- [DIRECTIONS] Give an exact copy of every line, leaving images out.

- [SUPPLIED DATA]
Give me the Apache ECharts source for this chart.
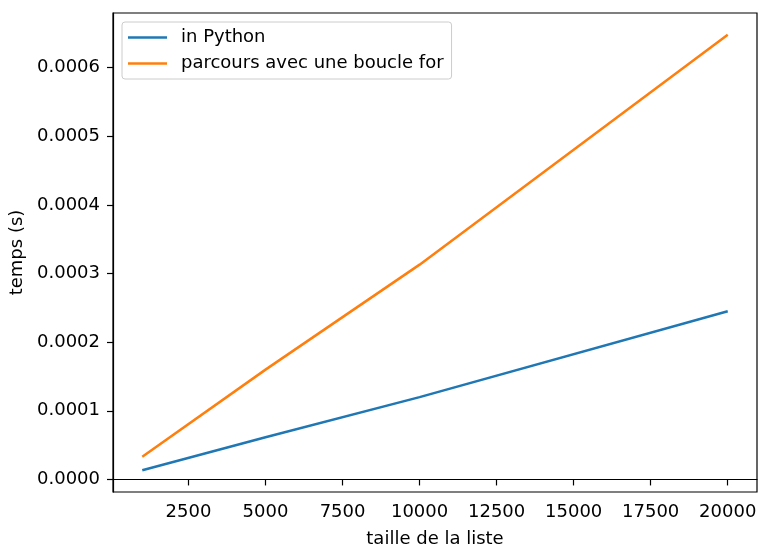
<!DOCTYPE html>
<html>
<head>
<meta charset="utf-8">
<script src="https://cdn.jsdelivr.net/npm/echarts@6/dist/echarts.min.js"></script>
<style>
  html, body { margin: 0; padding: 0; background: #fff; }
  #chart { width: 760px; height: 547px; }
</style>
</head>
<body>
<div id="chart"></div>
<script>
const sizes = [1000, 5000, 10000, 20000]
const inPython = [0.0000134, 0.0000615, 0.00012, 0.000245]
const boucleFor = [0.0000332, 0.00016, 0.000313, 0.000648]
const xTicks = [2500, 5000, 7500, 10000, 12500, 15000, 17500, 20000]
const yTicks = [0, 0.0001, 0.0002, 0.0003, 0.0004, 0.0005, 0.0006]

const font = 'DejaVu Sans'
const fs = 18
const chart = echarts.init(document.getElementById('chart'))

function pairs(ys) {
  return sizes.map((x, i) => [x, ys[i]])
}

chart.setOption({
  animation: false,
  backgroundColor: '#fff',
  textStyle: { fontFamily: font },
  grid: {
    left: 113,
    right: 3,
    top: 13,
    bottom: 55,
    outerBoundsMode: 'none',
    containLabel: false,
    show: true,
    borderColor: '#000',
    borderWidth: 1.2,
    backgroundColor: 'transparent'
  },
  legend: {
    left: 122,
    top: 22,
    orient: 'vertical',
    icon: 'rect',
    itemWidth: 39,
    itemHeight: 2.5,
    itemGap: 5,
    padding: [5, 8, 5, 6],
    backgroundColor: 'rgba(255,255,255,0.8)',
    borderColor: '#cccccc',
    borderWidth: 1,
    borderRadius: 3,
    textStyle: {
      fontFamily: font,
      fontSize: fs,
      color: '#000',
      lineHeight: 21,
      padding: [0, 0, 0, 9]
    },
    data: ['in Python', 'parcours avec une boucle for']
  },
  xAxis: {
    type: 'value',
    min: 50,
    max: 20950,
    name: 'taille de la liste',
    nameLocation: 'middle',
    nameGap: 38,
    nameTextStyle: { fontFamily: font, fontSize: fs, color: '#000' },
    axisLine: { show: true, lineStyle: { color: '#000', width: 1.2 } },
    axisTick: {
      show: true,
      length: 6,
      customValues: xTicks,
      lineStyle: { color: '#000', width: 1.2 }
    },
    axisLabel: {
      customValues: xTicks,
      margin: 11,
      fontFamily: font,
      fontSize: fs,
      color: '#000',
      formatter: (v) => String(Math.round(v))
    },
    splitLine: { show: false }
  },
  yAxis: {
    type: 'value',
    min: -0.0000183,
    max: 0.0006797,
    name: 'temps (s)',
    nameLocation: 'middle',
    nameGap: 82,
    nameTextStyle: { fontFamily: font, fontSize: fs, color: '#000' },
    axisLine: { show: true, lineStyle: { color: '#000', width: 1.2 } },
    axisTick: {
      show: true,
      length: 6,
      customValues: yTicks,
      lineStyle: { color: '#000', width: 1.2 }
    },
    axisLabel: {
      customValues: yTicks,
      margin: 13,
      fontFamily: font,
      fontSize: fs,
      color: '#000',
      formatter: (v) => v.toFixed(4)
    },
    splitLine: { show: false }
  },
  series: [
    {
      name: 'in Python',
      type: 'line',
      data: pairs(inPython),
      showSymbol: false,
      color: '#1f77b4',
      lineStyle: { width: 2.5, color: '#1f77b4' }
    },
    {
      name: 'parcours avec une boucle for',
      type: 'line',
      data: pairs(boucleFor),
      showSymbol: false,
      color: '#ff7f0e',
      lineStyle: { width: 2.5, color: '#ff7f0e' }
    }
  ]
})
</script>
</body>
</html>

- [ANSWER BELOW]
Give me the Apache ECharts source for this chart.
<!DOCTYPE html>
<html>
<head>
<meta charset="utf-8">
<script src="https://cdn.jsdelivr.net/npm/echarts@6/dist/echarts.min.js"></script>
<style>
  html, body { margin: 0; padding: 0; background: #fff; }
  #chart { width: 760px; height: 547px; }
</style>
</head>
<body>
<div id="chart"></div>
<script>
const sizes = [1000, 5000, 10000, 20000]
const inPython = [0.0000134, 0.0000615, 0.00012, 0.000245]
const boucleFor = [0.0000332, 0.00016, 0.000313, 0.000648]
const xTicks = [2500, 5000, 7500, 10000, 12500, 15000, 17500, 20000]
const yTicks = [0, 0.0001, 0.0002, 0.0003, 0.0004, 0.0005, 0.0006]

const font = 'DejaVu Sans'
const fs = 18
const chart = echarts.init(document.getElementById('chart'))

function pairs(ys) {
  return sizes.map((x, i) => [x, ys[i]])
}

chart.setOption({
  animation: false,
  backgroundColor: '#fff',
  textStyle: { fontFamily: font },
  grid: {
    left: 113,
    right: 3,
    top: 13,
    bottom: 55,
    outerBoundsMode: 'none',
    containLabel: false,
    show: true,
    borderColor: '#000',
    borderWidth: 1.2,
    backgroundColor: 'transparent'
  },
  legend: {
    left: 122,
    top: 22,
    orient: 'vertical',
    icon: 'rect',
    itemWidth: 39,
    itemHeight: 2.5,
    itemGap: 5,
    padding: [5, 8, 5, 6],
    backgroundColor: 'rgba(255,255,255,0.8)',
    borderColor: '#cccccc',
    borderWidth: 1,
    borderRadius: 3,
    textStyle: {
      fontFamily: font,
      fontSize: fs,
      color: '#000',
      lineHeight: 21,
      padding: [0, 0, 0, 9]
    },
    data: ['in Python', 'parcours avec une boucle for']
  },
  xAxis: {
    type: 'value',
    min: 50,
    max: 20950,
    name: 'taille de la liste',
    nameLocation: 'middle',
    nameGap: 38,
    nameTextStyle: { fontFamily: font, fontSize: fs, color: '#000' },
    axisLine: { show: true, lineStyle: { color: '#000', width: 1.2 } },
    axisTick: {
      show: true,
      length: 6,
      customValues: xTicks,
      lineStyle: { color: '#000', width: 1.2 }
    },
    axisLabel: {
      customValues: xTicks,
      margin: 11,
      fontFamily: font,
      fontSize: fs,
      color: '#000',
      formatter: (v) => String(Math.round(v))
    },
    splitLine: { show: false }
  },
  yAxis: {
    type: 'value',
    min: -0.0000183,
    max: 0.0006797,
    name: 'temps (s)',
    nameLocation: 'middle',
    nameGap: 82,
    nameTextStyle: { fontFamily: font, fontSize: fs, color: '#000' },
    axisLine: { show: true, lineStyle: { color: '#000', width: 1.2 } },
    axisTick: {
      show: true,
      length: 6,
      customValues: yTicks,
      lineStyle: { color: '#000', width: 1.2 }
    },
    axisLabel: {
      customValues: yTicks,
      margin: 13,
      fontFamily: font,
      fontSize: fs,
      color: '#000',
      formatter: (v) => v.toFixed(4)
    },
    splitLine: { show: false }
  },
  series: [
    {
      name: 'in Python',
      type: 'line',
      data: pairs(inPython),
      showSymbol: false,
      color: '#1f77b4',
      lineStyle: { width: 2.5, color: '#1f77b4' }
    },
    {
      name: 'parcours avec une boucle for',
      type: 'line',
      data: pairs(boucleFor),
      showSymbol: false,
      color: '#ff7f0e',
      lineStyle: { width: 2.5, color: '#ff7f0e' }
    }
  ]
})
</script>
</body>
</html>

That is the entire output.